**Given exercise:** Give every line back verbatim, dropping all images.

## START Material to process

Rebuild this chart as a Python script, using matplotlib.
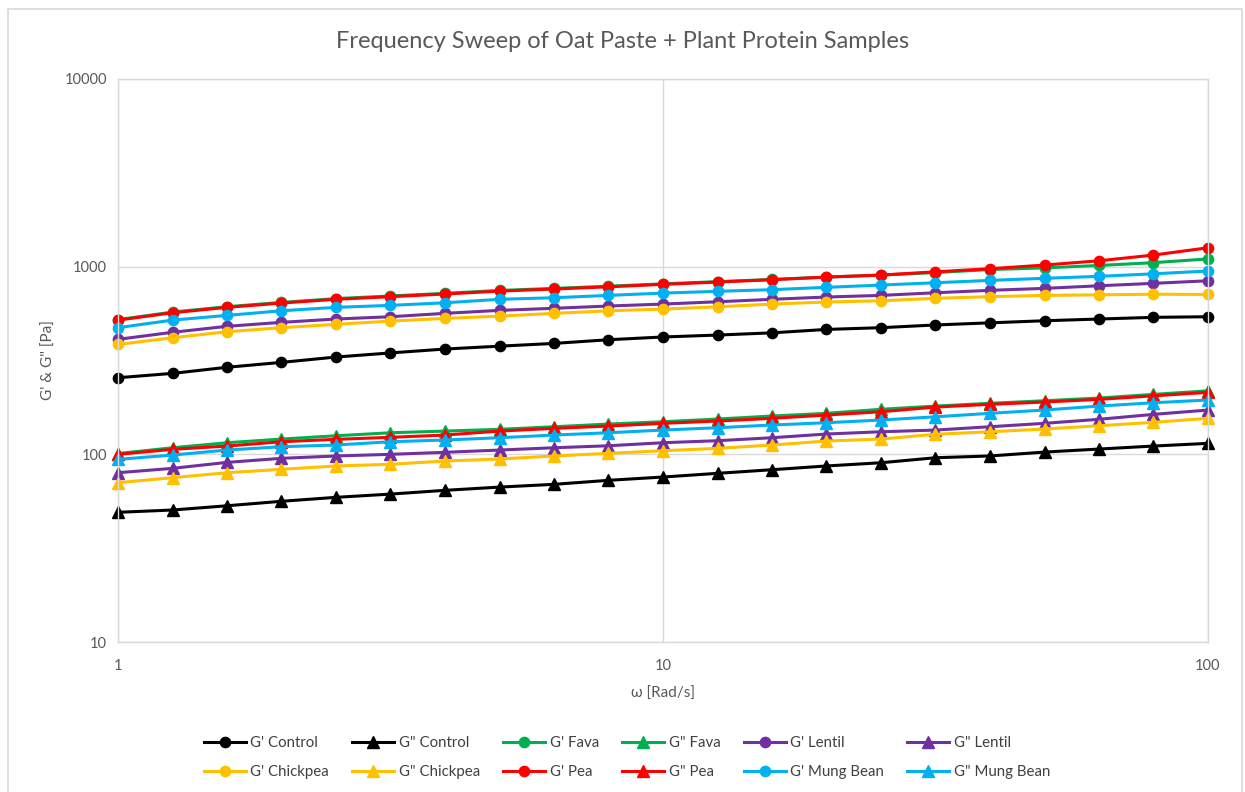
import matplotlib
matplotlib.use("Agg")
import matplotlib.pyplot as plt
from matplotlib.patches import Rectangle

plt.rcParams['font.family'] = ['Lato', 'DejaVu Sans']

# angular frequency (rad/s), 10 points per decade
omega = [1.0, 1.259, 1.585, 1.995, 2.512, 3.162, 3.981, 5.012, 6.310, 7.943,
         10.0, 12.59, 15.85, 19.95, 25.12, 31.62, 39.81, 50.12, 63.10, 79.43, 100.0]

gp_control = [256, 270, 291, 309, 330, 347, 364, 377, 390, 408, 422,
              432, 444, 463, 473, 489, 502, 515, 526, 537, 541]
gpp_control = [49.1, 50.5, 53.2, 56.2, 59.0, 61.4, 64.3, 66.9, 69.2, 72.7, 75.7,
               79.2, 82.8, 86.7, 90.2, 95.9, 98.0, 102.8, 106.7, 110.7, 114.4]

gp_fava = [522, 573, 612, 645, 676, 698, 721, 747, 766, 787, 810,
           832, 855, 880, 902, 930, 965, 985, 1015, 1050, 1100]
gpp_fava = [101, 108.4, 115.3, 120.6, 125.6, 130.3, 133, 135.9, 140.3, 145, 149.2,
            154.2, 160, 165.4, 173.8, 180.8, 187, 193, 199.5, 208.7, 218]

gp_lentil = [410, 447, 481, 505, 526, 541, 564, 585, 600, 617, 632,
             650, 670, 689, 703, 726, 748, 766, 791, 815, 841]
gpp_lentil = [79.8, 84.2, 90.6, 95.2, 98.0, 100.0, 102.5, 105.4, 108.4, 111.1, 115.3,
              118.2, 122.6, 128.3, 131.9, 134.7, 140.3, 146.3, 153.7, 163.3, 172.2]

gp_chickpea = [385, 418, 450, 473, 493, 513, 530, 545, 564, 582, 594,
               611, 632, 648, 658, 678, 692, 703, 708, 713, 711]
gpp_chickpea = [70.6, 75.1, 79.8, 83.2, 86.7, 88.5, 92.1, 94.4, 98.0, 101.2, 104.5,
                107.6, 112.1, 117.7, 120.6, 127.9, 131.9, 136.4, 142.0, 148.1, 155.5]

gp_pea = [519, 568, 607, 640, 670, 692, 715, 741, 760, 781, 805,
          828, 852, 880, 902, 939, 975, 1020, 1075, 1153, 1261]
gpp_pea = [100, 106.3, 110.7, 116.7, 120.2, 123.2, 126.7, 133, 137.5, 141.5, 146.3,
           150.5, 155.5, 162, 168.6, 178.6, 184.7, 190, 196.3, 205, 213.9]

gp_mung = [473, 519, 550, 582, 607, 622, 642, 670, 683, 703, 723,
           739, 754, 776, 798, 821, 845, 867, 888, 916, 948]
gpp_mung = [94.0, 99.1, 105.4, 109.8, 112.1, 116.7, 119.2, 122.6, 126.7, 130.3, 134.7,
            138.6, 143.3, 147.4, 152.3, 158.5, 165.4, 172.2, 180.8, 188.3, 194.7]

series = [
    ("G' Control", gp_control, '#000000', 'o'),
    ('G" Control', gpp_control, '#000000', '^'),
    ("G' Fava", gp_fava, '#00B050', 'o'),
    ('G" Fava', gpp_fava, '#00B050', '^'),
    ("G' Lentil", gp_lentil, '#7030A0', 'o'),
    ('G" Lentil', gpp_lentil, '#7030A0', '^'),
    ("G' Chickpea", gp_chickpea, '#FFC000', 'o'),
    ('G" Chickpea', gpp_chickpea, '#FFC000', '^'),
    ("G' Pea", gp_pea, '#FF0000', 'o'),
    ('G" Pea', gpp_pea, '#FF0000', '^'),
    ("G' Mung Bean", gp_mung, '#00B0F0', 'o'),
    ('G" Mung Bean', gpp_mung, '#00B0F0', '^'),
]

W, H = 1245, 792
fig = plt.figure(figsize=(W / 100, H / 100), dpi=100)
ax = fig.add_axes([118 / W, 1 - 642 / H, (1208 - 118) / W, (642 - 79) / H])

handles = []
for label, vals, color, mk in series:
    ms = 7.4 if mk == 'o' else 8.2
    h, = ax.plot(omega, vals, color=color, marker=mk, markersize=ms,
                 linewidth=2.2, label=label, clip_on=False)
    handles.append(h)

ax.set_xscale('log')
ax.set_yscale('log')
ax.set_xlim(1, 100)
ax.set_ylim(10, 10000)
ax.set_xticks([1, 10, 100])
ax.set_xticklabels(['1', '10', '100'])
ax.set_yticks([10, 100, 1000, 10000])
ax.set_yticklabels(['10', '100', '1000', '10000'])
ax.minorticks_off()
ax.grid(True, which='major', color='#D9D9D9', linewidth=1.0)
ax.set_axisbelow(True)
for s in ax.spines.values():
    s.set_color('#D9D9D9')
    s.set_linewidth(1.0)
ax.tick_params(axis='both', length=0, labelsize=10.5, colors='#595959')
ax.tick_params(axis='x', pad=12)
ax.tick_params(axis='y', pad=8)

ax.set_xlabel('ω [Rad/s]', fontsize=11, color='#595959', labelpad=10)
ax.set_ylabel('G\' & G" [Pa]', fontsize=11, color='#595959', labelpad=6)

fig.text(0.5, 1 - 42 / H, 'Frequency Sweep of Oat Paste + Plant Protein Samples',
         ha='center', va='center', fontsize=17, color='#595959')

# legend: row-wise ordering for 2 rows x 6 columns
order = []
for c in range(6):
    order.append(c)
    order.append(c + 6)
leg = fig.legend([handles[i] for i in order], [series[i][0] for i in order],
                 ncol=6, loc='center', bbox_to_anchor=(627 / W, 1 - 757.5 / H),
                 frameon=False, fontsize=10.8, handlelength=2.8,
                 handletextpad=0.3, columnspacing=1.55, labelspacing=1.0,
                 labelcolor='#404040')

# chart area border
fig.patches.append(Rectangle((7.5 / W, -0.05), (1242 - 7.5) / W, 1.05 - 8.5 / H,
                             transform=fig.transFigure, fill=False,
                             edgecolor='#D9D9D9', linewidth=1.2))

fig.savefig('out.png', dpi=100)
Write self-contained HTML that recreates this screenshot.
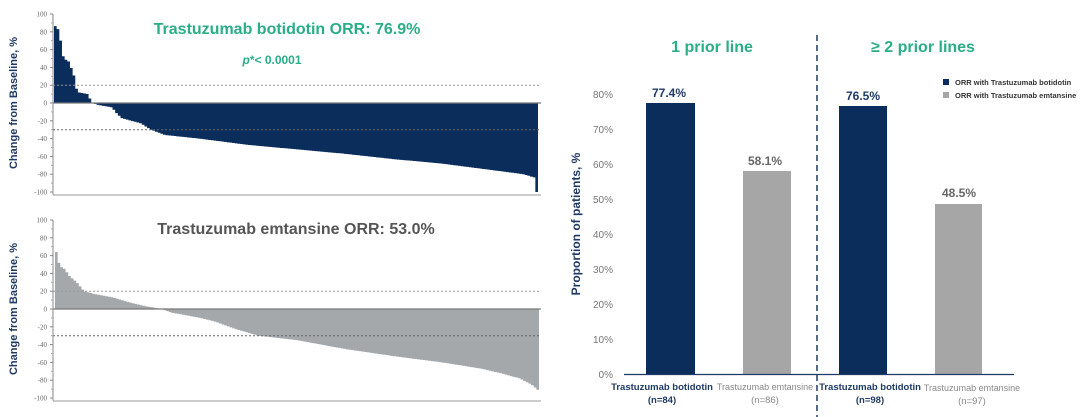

## END Material to process

**The solution:**
Rebuild this chart as a Python script, using matplotlib.
import matplotlib
matplotlib.use("Agg")
import matplotlib.pyplot as plt
from matplotlib.patches import Rectangle

plt.rcParams['font.family'] = ['Lato', 'DejaVu Sans']

# angular frequency (rad/s), 10 points per decade
omega = [1.0, 1.259, 1.585, 1.995, 2.512, 3.162, 3.981, 5.012, 6.310, 7.943,
         10.0, 12.59, 15.85, 19.95, 25.12, 31.62, 39.81, 50.12, 63.10, 79.43, 100.0]

gp_control = [256, 270, 291, 309, 330, 347, 364, 377, 390, 408, 422,
              432, 444, 463, 473, 489, 502, 515, 526, 537, 541]
gpp_control = [49.1, 50.5, 53.2, 56.2, 59.0, 61.4, 64.3, 66.9, 69.2, 72.7, 75.7,
               79.2, 82.8, 86.7, 90.2, 95.9, 98.0, 102.8, 106.7, 110.7, 114.4]

gp_fava = [522, 573, 612, 645, 676, 698, 721, 747, 766, 787, 810,
           832, 855, 880, 902, 930, 965, 985, 1015, 1050, 1100]
gpp_fava = [101, 108.4, 115.3, 120.6, 125.6, 130.3, 133, 135.9, 140.3, 145, 149.2,
            154.2, 160, 165.4, 173.8, 180.8, 187, 193, 199.5, 208.7, 218]

gp_lentil = [410, 447, 481, 505, 526, 541, 564, 585, 600, 617, 632,
             650, 670, 689, 703, 726, 748, 766, 791, 815, 841]
gpp_lentil = [79.8, 84.2, 90.6, 95.2, 98.0, 100.0, 102.5, 105.4, 108.4, 111.1, 115.3,
              118.2, 122.6, 128.3, 131.9, 134.7, 140.3, 146.3, 153.7, 163.3, 172.2]

gp_chickpea = [385, 418, 450, 473, 493, 513, 530, 545, 564, 582, 594,
               611, 632, 648, 658, 678, 692, 703, 708, 713, 711]
gpp_chickpea = [70.6, 75.1, 79.8, 83.2, 86.7, 88.5, 92.1, 94.4, 98.0, 101.2, 104.5,
                107.6, 112.1, 117.7, 120.6, 127.9, 131.9, 136.4, 142.0, 148.1, 155.5]

gp_pea = [519, 568, 607, 640, 670, 692, 715, 741, 760, 781, 805,
          828, 852, 880, 902, 939, 975, 1020, 1075, 1153, 1261]
gpp_pea = [100, 106.3, 110.7, 116.7, 120.2, 123.2, 126.7, 133, 137.5, 141.5, 146.3,
           150.5, 155.5, 162, 168.6, 178.6, 184.7, 190, 196.3, 205, 213.9]

gp_mung = [473, 519, 550, 582, 607, 622, 642, 670, 683, 703, 723,
           739, 754, 776, 798, 821, 845, 867, 888, 916, 948]
gpp_mung = [94.0, 99.1, 105.4, 109.8, 112.1, 116.7, 119.2, 122.6, 126.7, 130.3, 134.7,
            138.6, 143.3, 147.4, 152.3, 158.5, 165.4, 172.2, 180.8, 188.3, 194.7]

series = [
    ("G' Control", gp_control, '#000000', 'o'),
    ('G" Control', gpp_control, '#000000', '^'),
    ("G' Fava", gp_fava, '#00B050', 'o'),
    ('G" Fava', gpp_fava, '#00B050', '^'),
    ("G' Lentil", gp_lentil, '#7030A0', 'o'),
    ('G" Lentil', gpp_lentil, '#7030A0', '^'),
    ("G' Chickpea", gp_chickpea, '#FFC000', 'o'),
    ('G" Chickpea', gpp_chickpea, '#FFC000', '^'),
    ("G' Pea", gp_pea, '#FF0000', 'o'),
    ('G" Pea', gpp_pea, '#FF0000', '^'),
    ("G' Mung Bean", gp_mung, '#00B0F0', 'o'),
    ('G" Mung Bean', gpp_mung, '#00B0F0', '^'),
]

W, H = 1245, 792
fig = plt.figure(figsize=(W / 100, H / 100), dpi=100)
ax = fig.add_axes([118 / W, 1 - 642 / H, (1208 - 118) / W, (642 - 79) / H])

handles = []
for label, vals, color, mk in series:
    ms = 7.4 if mk == 'o' else 8.2
    h, = ax.plot(omega, vals, color=color, marker=mk, markersize=ms,
                 linewidth=2.2, label=label, clip_on=False)
    handles.append(h)

ax.set_xscale('log')
ax.set_yscale('log')
ax.set_xlim(1, 100)
ax.set_ylim(10, 10000)
ax.set_xticks([1, 10, 100])
ax.set_xticklabels(['1', '10', '100'])
ax.set_yticks([10, 100, 1000, 10000])
ax.set_yticklabels(['10', '100', '1000', '10000'])
ax.minorticks_off()
ax.grid(True, which='major', color='#D9D9D9', linewidth=1.0)
ax.set_axisbelow(True)
for s in ax.spines.values():
    s.set_color('#D9D9D9')
    s.set_linewidth(1.0)
ax.tick_params(axis='both', length=0, labelsize=10.5, colors='#595959')
ax.tick_params(axis='x', pad=12)
ax.tick_params(axis='y', pad=8)

ax.set_xlabel('ω [Rad/s]', fontsize=11, color='#595959', labelpad=10)
ax.set_ylabel('G\' & G" [Pa]', fontsize=11, color='#595959', labelpad=6)

fig.text(0.5, 1 - 42 / H, 'Frequency Sweep of Oat Paste + Plant Protein Samples',
         ha='center', va='center', fontsize=17, color='#595959')

# legend: row-wise ordering for 2 rows x 6 columns
order = []
for c in range(6):
    order.append(c)
    order.append(c + 6)
leg = fig.legend([handles[i] for i in order], [series[i][0] for i in order],
                 ncol=6, loc='center', bbox_to_anchor=(627 / W, 1 - 757.5 / H),
                 frameon=False, fontsize=10.8, handlelength=2.8,
                 handletextpad=0.3, columnspacing=1.55, labelspacing=1.0,
                 labelcolor='#404040')

# chart area border
fig.patches.append(Rectangle((7.5 / W, -0.05), (1242 - 7.5) / W, 1.05 - 8.5 / H,
                             transform=fig.transFigure, fill=False,
                             edgecolor='#D9D9D9', linewidth=1.2))

fig.savefig('out.png', dpi=100)
Write self-contained HTML that recreates this screenshot.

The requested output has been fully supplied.